## Exercise instructions
Copy out exactly the lines from the start of the data to the line containing "11, 33.6, 22];". Include both.

## Information provided
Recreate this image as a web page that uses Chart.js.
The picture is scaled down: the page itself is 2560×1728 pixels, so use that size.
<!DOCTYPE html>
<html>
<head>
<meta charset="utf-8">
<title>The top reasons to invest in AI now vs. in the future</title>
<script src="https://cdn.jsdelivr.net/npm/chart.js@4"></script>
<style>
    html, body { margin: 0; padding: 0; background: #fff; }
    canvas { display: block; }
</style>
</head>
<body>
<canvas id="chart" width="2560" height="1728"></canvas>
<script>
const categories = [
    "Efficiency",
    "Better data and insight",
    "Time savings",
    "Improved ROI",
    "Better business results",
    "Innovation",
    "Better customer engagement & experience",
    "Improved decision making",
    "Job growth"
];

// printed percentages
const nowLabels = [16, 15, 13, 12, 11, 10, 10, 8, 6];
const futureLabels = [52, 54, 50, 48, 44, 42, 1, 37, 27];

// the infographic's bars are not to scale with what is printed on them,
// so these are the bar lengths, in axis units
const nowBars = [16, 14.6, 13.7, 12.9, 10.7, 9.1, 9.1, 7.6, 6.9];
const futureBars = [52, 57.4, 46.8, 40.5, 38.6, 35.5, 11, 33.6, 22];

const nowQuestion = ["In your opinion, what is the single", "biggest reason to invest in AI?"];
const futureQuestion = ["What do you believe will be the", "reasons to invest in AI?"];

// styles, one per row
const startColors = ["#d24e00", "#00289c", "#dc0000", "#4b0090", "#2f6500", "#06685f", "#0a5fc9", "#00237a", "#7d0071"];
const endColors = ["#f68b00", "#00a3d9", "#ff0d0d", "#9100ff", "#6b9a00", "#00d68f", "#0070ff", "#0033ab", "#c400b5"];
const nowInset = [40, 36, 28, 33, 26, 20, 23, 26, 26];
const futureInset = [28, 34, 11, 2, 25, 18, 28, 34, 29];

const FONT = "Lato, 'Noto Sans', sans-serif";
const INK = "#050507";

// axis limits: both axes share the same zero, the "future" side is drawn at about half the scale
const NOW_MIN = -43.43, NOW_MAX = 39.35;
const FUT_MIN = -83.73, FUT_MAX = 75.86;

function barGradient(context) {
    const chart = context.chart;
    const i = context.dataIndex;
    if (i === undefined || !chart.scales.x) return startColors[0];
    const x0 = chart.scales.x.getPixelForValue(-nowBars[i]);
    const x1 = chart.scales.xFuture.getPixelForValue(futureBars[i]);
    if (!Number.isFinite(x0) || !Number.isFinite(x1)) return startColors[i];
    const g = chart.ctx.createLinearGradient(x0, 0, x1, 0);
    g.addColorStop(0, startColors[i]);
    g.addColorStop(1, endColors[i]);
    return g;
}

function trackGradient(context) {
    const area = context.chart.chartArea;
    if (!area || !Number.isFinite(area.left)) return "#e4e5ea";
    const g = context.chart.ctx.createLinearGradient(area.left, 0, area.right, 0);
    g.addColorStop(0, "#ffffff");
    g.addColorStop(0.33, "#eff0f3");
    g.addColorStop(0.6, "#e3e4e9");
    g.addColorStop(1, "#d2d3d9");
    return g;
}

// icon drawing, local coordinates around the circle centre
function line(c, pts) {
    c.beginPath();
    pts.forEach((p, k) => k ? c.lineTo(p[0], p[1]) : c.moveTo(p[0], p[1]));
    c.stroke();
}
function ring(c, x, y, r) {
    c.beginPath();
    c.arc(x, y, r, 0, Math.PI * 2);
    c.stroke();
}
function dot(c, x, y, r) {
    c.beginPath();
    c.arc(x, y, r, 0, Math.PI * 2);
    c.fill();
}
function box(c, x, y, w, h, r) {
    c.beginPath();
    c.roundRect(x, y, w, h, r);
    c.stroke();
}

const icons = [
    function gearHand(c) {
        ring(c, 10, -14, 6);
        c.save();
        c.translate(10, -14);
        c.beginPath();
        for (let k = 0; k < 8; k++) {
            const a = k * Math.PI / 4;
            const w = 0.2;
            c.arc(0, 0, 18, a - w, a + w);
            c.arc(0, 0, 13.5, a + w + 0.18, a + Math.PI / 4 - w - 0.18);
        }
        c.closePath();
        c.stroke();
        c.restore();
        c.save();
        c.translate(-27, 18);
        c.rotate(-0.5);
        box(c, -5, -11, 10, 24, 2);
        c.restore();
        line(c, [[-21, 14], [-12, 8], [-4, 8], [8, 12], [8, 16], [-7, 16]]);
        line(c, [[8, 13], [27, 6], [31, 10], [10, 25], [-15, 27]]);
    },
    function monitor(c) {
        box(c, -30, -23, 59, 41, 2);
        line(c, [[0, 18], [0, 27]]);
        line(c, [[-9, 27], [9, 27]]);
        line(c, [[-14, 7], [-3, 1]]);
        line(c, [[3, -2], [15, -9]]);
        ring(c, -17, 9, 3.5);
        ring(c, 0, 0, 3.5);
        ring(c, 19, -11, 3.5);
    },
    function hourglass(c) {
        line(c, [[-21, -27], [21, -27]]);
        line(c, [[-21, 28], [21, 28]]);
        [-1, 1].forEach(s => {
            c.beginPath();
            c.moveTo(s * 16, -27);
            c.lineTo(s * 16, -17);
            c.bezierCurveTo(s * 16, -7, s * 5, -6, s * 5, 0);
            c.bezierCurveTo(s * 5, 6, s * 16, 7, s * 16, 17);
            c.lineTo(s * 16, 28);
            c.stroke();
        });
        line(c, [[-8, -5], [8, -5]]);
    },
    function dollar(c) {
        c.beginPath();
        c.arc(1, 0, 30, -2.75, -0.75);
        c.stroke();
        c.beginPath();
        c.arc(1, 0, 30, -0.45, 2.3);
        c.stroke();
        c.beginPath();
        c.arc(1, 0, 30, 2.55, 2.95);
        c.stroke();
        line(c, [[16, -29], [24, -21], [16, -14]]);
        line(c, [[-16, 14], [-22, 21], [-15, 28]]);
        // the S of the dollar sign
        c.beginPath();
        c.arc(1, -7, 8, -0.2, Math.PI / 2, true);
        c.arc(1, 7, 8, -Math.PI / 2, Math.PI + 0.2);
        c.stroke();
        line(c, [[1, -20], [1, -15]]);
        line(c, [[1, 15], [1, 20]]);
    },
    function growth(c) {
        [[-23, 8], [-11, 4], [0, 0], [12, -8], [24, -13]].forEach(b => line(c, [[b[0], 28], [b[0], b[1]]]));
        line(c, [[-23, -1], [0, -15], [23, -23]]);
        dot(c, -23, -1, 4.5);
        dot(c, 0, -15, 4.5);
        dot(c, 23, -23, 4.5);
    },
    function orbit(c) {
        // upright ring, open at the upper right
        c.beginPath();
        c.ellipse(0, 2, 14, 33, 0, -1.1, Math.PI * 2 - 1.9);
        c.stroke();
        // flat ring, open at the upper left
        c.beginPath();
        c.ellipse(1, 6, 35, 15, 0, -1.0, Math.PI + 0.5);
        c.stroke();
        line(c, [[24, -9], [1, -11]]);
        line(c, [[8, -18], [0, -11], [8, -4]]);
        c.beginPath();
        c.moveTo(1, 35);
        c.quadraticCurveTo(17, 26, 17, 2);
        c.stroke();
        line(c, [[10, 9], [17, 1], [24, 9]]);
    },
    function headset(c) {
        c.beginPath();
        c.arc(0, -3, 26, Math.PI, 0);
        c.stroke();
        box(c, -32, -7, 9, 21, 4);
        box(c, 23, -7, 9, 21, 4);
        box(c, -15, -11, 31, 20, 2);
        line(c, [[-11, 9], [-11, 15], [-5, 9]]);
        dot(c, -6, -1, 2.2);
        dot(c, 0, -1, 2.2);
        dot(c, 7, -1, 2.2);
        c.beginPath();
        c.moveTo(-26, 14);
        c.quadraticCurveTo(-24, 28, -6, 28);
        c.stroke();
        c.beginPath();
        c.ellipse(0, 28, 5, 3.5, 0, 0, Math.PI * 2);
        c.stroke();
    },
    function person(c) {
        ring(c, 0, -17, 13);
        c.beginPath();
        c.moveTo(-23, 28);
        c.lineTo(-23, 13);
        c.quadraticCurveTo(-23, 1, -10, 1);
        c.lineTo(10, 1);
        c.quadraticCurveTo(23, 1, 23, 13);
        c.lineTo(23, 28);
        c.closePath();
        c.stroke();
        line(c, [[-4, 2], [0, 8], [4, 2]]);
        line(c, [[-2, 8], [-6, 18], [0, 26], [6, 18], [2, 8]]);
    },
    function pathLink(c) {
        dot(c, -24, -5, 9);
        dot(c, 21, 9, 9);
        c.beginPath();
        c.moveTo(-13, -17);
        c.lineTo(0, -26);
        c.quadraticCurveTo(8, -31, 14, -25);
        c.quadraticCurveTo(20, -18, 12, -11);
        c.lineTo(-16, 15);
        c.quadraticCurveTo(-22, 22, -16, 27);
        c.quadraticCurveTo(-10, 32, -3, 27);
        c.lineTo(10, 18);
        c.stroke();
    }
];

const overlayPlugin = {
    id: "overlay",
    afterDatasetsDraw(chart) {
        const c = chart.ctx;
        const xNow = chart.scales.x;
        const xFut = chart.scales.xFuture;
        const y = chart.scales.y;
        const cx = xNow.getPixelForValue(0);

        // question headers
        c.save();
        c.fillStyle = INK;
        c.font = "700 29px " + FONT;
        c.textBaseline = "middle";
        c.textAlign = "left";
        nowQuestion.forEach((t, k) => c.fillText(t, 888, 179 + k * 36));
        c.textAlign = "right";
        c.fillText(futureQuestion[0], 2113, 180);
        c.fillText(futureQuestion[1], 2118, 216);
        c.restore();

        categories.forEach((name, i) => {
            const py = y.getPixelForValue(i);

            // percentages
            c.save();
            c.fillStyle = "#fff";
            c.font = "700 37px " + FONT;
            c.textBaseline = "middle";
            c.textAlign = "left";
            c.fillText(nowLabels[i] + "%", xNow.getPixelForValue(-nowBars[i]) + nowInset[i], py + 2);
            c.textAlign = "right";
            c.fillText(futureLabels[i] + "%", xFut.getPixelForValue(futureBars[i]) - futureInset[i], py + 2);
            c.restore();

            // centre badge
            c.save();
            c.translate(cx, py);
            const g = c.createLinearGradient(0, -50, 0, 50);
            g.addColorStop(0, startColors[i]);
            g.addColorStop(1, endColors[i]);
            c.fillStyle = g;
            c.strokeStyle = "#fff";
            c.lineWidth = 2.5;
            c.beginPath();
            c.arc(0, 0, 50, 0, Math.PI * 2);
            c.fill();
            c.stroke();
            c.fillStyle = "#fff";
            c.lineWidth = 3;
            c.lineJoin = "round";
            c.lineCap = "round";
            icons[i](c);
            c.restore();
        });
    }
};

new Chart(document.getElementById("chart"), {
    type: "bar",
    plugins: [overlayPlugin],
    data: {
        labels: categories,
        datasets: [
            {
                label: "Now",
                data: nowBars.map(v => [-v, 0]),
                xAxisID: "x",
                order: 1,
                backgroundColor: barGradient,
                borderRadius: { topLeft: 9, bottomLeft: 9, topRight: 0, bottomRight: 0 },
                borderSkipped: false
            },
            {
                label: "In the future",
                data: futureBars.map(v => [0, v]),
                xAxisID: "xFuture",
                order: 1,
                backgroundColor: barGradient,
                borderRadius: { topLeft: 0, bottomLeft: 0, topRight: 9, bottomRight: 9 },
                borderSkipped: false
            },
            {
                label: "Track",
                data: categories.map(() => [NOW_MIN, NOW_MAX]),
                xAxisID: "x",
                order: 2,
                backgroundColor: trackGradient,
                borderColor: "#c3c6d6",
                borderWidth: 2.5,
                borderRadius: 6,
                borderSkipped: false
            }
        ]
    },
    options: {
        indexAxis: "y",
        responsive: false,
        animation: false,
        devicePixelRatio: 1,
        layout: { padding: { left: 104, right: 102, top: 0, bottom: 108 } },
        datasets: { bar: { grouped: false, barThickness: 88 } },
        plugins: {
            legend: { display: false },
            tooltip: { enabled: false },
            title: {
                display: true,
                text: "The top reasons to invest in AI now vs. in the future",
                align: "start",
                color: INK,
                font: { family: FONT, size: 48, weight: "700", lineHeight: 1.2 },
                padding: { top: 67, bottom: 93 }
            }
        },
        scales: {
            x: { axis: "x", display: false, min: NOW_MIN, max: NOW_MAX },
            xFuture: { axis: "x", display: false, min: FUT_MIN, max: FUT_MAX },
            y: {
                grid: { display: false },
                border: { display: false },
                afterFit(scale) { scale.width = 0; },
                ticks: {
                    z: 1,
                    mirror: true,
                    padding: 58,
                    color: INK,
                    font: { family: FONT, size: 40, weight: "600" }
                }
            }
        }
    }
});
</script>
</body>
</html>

## Output of the task
Recreate this image as a web page that uses Chart.js.
The picture is scaled down: the page itself is 2560×1728 pixels, so use that size.
<!DOCTYPE html>
<html>
<head>
<meta charset="utf-8">
<title>The top reasons to invest in AI now vs. in the future</title>
<script src="https://cdn.jsdelivr.net/npm/chart.js@4"></script>
<style>
    html, body { margin: 0; padding: 0; background: #fff; }
    canvas { display: block; }
</style>
</head>
<body>
<canvas id="chart" width="2560" height="1728"></canvas>
<script>
const categories = [
    "Efficiency",
    "Better data and insight",
    "Time savings",
    "Improved ROI",
    "Better business results",
    "Innovation",
    "Better customer engagement & experience",
    "Improved decision making",
    "Job growth"
];

// printed percentages
const nowLabels = [16, 15, 13, 12, 11, 10, 10, 8, 6];
const futureLabels = [52, 54, 50, 48, 44, 42, 1, 37, 27];

// the infographic's bars are not to scale with what is printed on them,
// so these are the bar lengths, in axis units
const nowBars = [16, 14.6, 13.7, 12.9, 10.7, 9.1, 9.1, 7.6, 6.9];
const futureBars = [52, 57.4, 46.8, 40.5, 38.6, 35.5, 11, 33.6, 22];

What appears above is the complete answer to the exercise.